The struggles of the journalism industry right now are well-documented and the debt burden of higher education is under scrutiny. No public institution should be adding to student debt right now, she said.

“In terms of public relations for the school, it’s horrendous to have this out there,” she said.

Chavez described Berkeley as a gateway institution that opens doors for students who work, are immigrants, or are the first in their family to pursue a graduate degree.

“We should be accessible to those people,” she said. “I think people will see that price and not even apply.”

Faculty members will vote whether to support or reject the plan in the coming weeks, before it heads in November to the university system’s Board of Regents, which has final authority. The board can adopt the fee, deny it or approve a smaller amount.

A second-year journalism student, Mark Boyer, said the proposed fee increase is the hot topic on campus right now, despite the fact that it wouldn’t affect current students.

Like Van Ells, the first-year student, he doesn’t think he’d have been able to attend Berkeley if he’d had to pay an additional $10,000 a year. And that’s what he’s heard from all the students and alumni talking about it, he said.

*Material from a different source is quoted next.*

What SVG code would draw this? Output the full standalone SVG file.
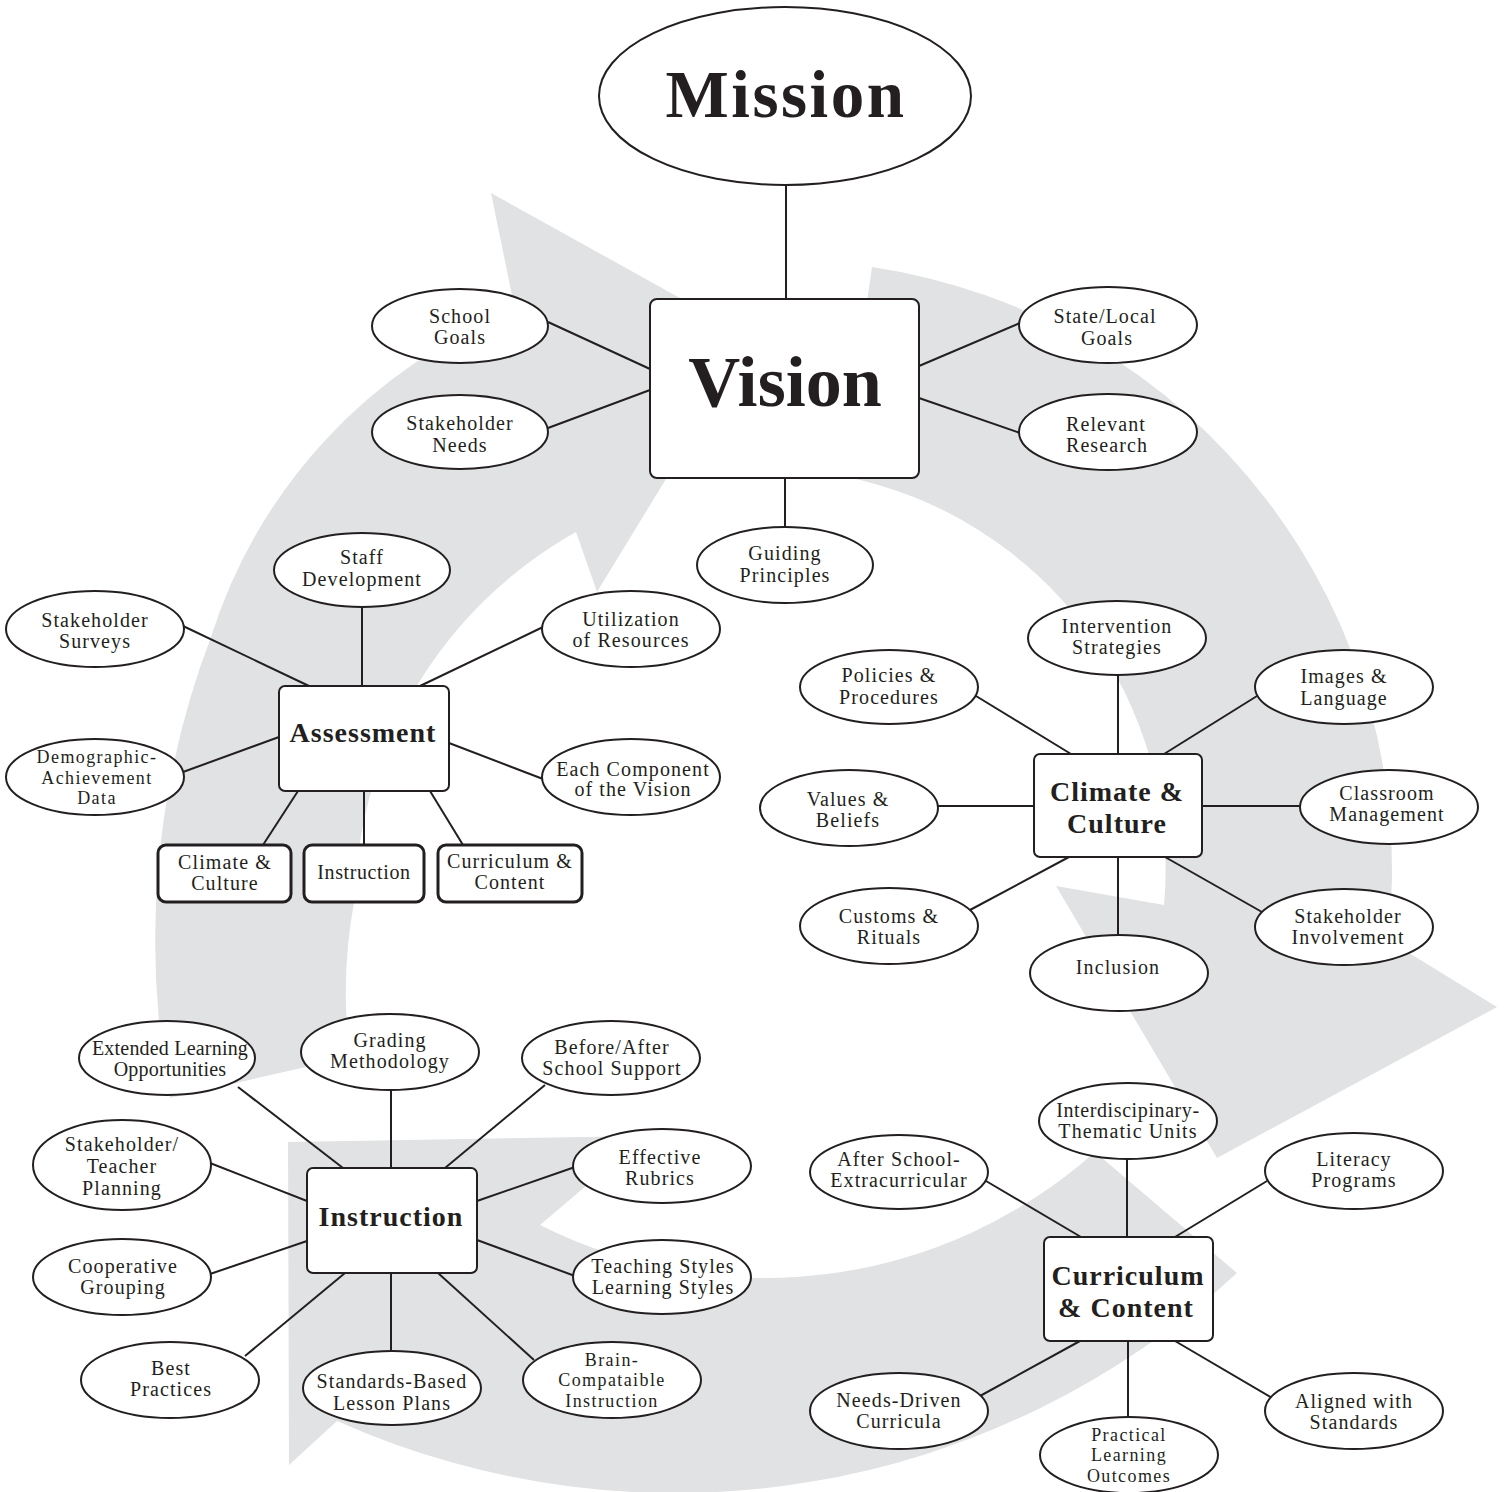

“I think it’s disappointing that the university system isn’t providing enough toward paying the bills for the journalism school,” he said. “But it’s also disappointing that the journalism school thinks this is the only way to address these financial issues.”

Boyer said a $10,000 per year spike seems like a radical solution, and he fears it could change the culture of the school by pricing out low- and middle-income students.

Jennifer Chaussee, also a second-year student, is encouraging students to attend a town-hall-style meeting at the Berkeley campus today where they can hear the dean’s proposal and ask questions. Today’s meeting follows one last week at which the proposal and related financial information was presented to faculty members and lecturers.

One of the biggest questions still circulating is whether the administration has exhausted all its revenue and fund raising possibilities before introducing this worst-case scenario of passing on the cost to students, she said.

Wasserman has only been in his role as dean since January 2013, and it takes time to build relationships for successful fund-raising campaigns, she said.

Chaussee said she also hasn’t seen much explanation for how the figure of $10,250 was calculated.

 “They’re essentially doubling what we’re paying, and that’s nuts,” she said. “If they want a couple thousand dollars more a year, that’s one thing… But this amount seems excessive.”